For many years, experts believed that these sacrifices were killed with poison. However, new examinations show that their deaths were much more brutal — they were stabbed through the head with a pike, a painful but quick death.
7. The Aztec
Who: Probably the culture that we most associate with human sacrifice. The Aztec’s were certain ethnic groups from central Mexico, particularly those who spoke the Nahuatl language. They dominated large parts of Mesoamerica from the 14th to 16th centuries until the Spanish conquest.
Sacrifice: The Aztecs bought human sacrifice to an unprecedented level. They believed that in order to keep their sun alive they would have to offer lives as human blood was a “sacred life force” that the sun god, Huitzilopochtli, needed for nourishment and appeasement. The Aztecs performed brutal and gruesome human sacrificial killings of both volunteers and members of other tribes who were captured during war.
During the reconsecration of the Great Pyramid of Tenochtitlan in 1487, the Aztecs reported that they sacrificed 80,400 prisoners over the course of four days. The sacrifices would be required to walk up the stairs of the temple where they reached a priest who would open their stomachs; cutting them from their throats down to their bellies. The priest would then offer the heart to the gods, while the bodies would be dismembered at the bottom of the temple.
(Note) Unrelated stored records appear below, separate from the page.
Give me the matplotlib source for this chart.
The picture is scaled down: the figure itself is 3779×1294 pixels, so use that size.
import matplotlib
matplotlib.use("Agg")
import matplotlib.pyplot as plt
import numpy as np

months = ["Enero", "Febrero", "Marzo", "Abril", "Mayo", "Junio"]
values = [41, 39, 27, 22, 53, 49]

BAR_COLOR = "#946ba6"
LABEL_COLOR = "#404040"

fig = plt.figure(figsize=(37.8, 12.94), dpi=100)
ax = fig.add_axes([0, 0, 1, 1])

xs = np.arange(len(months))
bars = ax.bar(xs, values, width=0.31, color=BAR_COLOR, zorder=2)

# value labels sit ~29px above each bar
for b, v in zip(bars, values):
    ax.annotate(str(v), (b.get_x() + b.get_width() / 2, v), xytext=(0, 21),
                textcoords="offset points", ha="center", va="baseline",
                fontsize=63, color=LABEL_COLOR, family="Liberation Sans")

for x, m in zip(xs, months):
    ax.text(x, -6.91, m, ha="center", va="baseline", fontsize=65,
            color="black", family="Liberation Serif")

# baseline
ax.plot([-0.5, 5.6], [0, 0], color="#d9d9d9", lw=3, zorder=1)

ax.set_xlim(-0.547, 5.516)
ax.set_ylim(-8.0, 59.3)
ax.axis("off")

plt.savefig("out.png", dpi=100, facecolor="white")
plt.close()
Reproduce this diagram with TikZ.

Due to relatively few neutral sources it can be assumed that the numbers of sacrifices have been exaggerated, but there is no denying they happened on a large scale.
8. The Incas
Who: The Inca Empire was the largest empire in pre-Columbian America.The administrative, political and military center of the empire was located in Cusco in modern-day Peru. The Inca civilization arose from the highlands of Peru (like Machu Picchu) sometime in the early 13th century, and the last Inca stronghold was conquered by the Spanish in 1572.
Sacrifice: Traditionally the Incas resorted to the practice of human sacrifice as a way to prevent natural disasters. The entire empire was plagued by volcanic eruptions, earthquakes and floods, which the Inca’s believed were controlled by the gods.
While many sacrifices were prisoners, some children were raised solely for the purpose of being ritually killed under the belief that physically healthy children were the purest sacrifices the Inca could offer. The Inca firmly believe that there was an afterlife where the children who were sacrificed would live in a better, happier place. In addition, the sacrifices were often treated very well before they were killed — they were given an excellent diet, a feast in their honour, and even a meeting with the Emperor.